Selain itu, ada pula jalur MRT Lebak Bulus-Bundaran HI yang akan rampung pada 2018. Jalan tersebut juga terhubung dengan sejumlah jalan alternatif, seperti Jalan Asia-Afrika, Bendungan Hilir, KH Mas Mansyur, Cideng Barat/Cideng Timur, Menteng Raya, dan Gatot Subroto.
Sepeda motor merupakan salah satu angkutan yang tidak masuk kategori angkutan umum. Hal tersebut ditegaskan dalam UU No 22 Tahun 2009 tentang Lalu Lintas dan Angkutan Jalan yang menyebutkan, pelayanan angkutan orang dengan kendaraan bermotor umum harus menggunakan mobil penumpang umum atau khusus. Sepeda motor menjadi salah satu transportasi pribadi, selain mobil.
Andy Siswanto dalam paparan ”Penanganan Macet di Jakarta” (2012) menyatakan, motor sebaiknya melayani kawasan sekitar rumah serta dalam lingkup kelurahan, kecamatan, dan kawasan. Tingkat pelayanan transportasi dalam skala kota, bahkan Jabodetabek, menggunakan mobil, angkutan massal kereta dan MRT, serta transporrtasi umum, seperti bus dan taksi.

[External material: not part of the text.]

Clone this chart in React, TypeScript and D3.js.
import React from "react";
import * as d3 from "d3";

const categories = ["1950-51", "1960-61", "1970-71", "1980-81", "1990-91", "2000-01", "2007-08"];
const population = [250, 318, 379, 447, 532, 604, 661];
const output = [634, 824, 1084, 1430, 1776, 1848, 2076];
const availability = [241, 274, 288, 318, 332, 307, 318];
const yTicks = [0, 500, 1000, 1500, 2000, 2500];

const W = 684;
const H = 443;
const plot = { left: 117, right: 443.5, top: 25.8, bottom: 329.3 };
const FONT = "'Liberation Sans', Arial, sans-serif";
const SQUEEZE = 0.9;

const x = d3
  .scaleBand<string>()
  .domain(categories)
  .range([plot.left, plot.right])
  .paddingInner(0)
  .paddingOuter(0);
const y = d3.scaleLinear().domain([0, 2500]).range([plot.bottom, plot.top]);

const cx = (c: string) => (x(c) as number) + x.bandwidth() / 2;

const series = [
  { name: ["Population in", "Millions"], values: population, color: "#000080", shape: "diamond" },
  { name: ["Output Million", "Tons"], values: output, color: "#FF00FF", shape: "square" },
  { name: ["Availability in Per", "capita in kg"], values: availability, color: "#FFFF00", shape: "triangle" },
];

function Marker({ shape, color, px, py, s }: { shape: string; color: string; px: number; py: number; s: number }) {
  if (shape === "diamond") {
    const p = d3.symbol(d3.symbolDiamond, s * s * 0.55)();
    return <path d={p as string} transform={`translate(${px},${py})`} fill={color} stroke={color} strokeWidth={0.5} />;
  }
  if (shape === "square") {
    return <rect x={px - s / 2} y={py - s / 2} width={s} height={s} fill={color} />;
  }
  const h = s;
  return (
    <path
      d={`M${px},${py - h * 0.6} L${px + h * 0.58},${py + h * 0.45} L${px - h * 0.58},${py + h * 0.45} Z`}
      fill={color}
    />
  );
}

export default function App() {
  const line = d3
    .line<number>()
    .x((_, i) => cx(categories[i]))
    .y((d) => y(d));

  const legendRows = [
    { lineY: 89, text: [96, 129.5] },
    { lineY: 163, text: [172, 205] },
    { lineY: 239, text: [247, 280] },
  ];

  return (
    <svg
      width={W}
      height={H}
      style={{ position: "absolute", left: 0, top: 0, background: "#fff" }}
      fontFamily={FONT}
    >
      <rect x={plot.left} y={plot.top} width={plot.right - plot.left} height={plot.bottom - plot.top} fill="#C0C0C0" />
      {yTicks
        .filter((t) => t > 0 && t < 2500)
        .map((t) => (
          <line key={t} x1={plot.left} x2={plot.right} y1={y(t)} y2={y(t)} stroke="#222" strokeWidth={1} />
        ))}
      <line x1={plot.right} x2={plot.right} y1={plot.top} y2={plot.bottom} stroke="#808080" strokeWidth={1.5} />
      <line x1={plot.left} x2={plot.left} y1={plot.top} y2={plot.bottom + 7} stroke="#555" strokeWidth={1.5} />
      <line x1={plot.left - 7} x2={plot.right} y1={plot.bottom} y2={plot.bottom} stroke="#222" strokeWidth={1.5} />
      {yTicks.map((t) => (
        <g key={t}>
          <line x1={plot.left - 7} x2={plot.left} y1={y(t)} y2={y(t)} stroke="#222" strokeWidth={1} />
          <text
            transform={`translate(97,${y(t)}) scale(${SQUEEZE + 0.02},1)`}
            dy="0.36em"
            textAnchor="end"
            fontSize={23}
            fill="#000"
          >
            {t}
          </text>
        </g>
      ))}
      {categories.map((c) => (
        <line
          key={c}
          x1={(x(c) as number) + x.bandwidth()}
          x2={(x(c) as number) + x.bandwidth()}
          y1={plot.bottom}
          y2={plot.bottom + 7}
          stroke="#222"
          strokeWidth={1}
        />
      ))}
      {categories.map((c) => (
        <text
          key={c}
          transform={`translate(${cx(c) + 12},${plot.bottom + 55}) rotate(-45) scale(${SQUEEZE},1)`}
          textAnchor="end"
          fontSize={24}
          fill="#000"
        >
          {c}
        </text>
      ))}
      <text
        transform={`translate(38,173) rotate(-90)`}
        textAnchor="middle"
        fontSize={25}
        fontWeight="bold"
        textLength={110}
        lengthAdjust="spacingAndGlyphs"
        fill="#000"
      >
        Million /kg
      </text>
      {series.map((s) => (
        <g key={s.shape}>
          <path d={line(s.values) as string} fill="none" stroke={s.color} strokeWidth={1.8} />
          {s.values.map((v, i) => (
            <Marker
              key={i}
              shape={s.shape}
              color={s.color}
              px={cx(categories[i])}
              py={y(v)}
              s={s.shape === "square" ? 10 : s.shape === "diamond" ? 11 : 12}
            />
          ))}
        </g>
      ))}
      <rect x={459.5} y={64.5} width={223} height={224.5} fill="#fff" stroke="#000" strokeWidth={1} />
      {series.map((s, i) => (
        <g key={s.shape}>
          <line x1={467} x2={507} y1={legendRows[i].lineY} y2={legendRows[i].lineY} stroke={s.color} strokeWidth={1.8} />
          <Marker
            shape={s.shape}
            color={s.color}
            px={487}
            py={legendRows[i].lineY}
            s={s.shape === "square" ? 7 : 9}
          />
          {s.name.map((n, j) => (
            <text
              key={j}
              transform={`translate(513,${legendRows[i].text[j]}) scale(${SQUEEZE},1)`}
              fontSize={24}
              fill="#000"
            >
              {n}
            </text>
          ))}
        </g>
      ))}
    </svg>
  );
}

Sepeda motor ke depannya hanya digunakan sebagai angkutan pengumpan dari rumah menuju stasiun kereta komuter, MRT, dan LRT, serta halte transjakarta terdekat. Sepeda motor juga hanya bisa digunakan dalam lingkup jarak dekat, seperti di sekitar lingkungan permukiman saja.
Ojek
Namun, sepeda motor yang tidak diakui sebagai angkutan umum menjadi hambatan tersendiri bagi para pengemudi ojek daring ataupun ojek konvensional. Ojek daring ini termasuk salah satu pihak yang tidak mendukung wacana perluasan pembatasan sepeda motor di Jakarta.
Para pengendara ojek daring merasa ruang gerak mereka semakin dibatasi. Padahal, banyak potensi calon penumpang yang bisa didapatkan dari Jalan Sudirman-Thamrin.

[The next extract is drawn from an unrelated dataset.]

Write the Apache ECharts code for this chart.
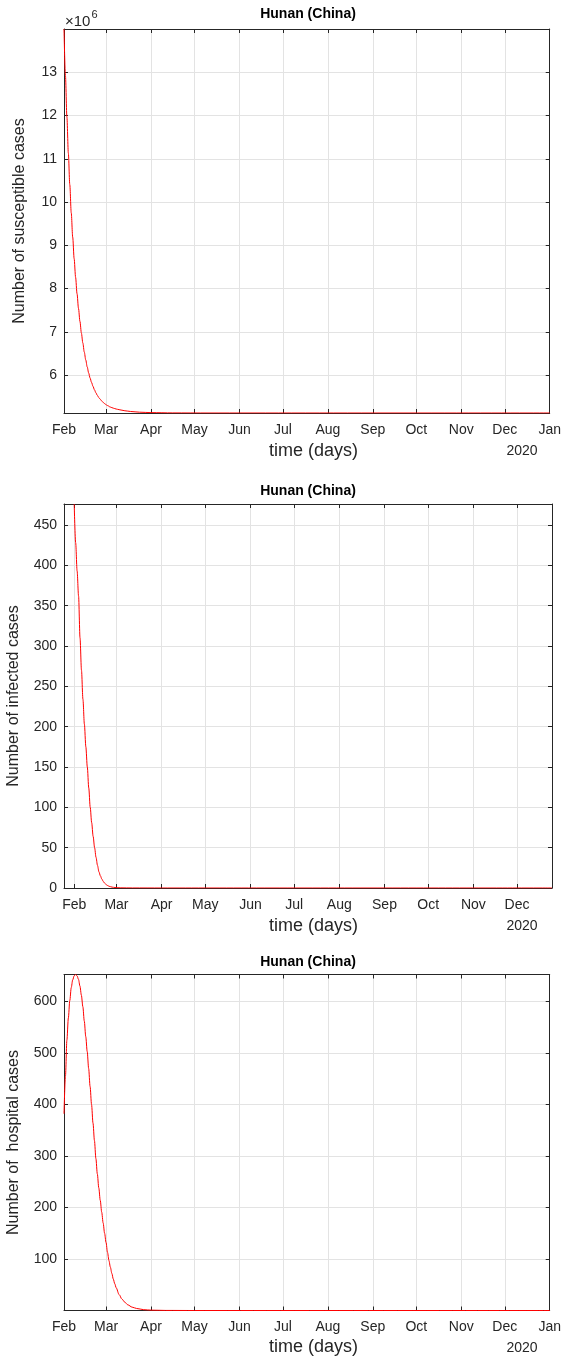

Sejumlah pihak juga menilai pembatasan itu berakibat membengkaknya biaya transportasi pengendara motor. Jika pemakai motor tidak menggunakan transjakarta, dia akan memilih menggunakan taksi dari rumah atau memanfaatkan tempat parkir sepeda motor. Kedua cara itu akan mengakibatkan ongkos transport meningkat.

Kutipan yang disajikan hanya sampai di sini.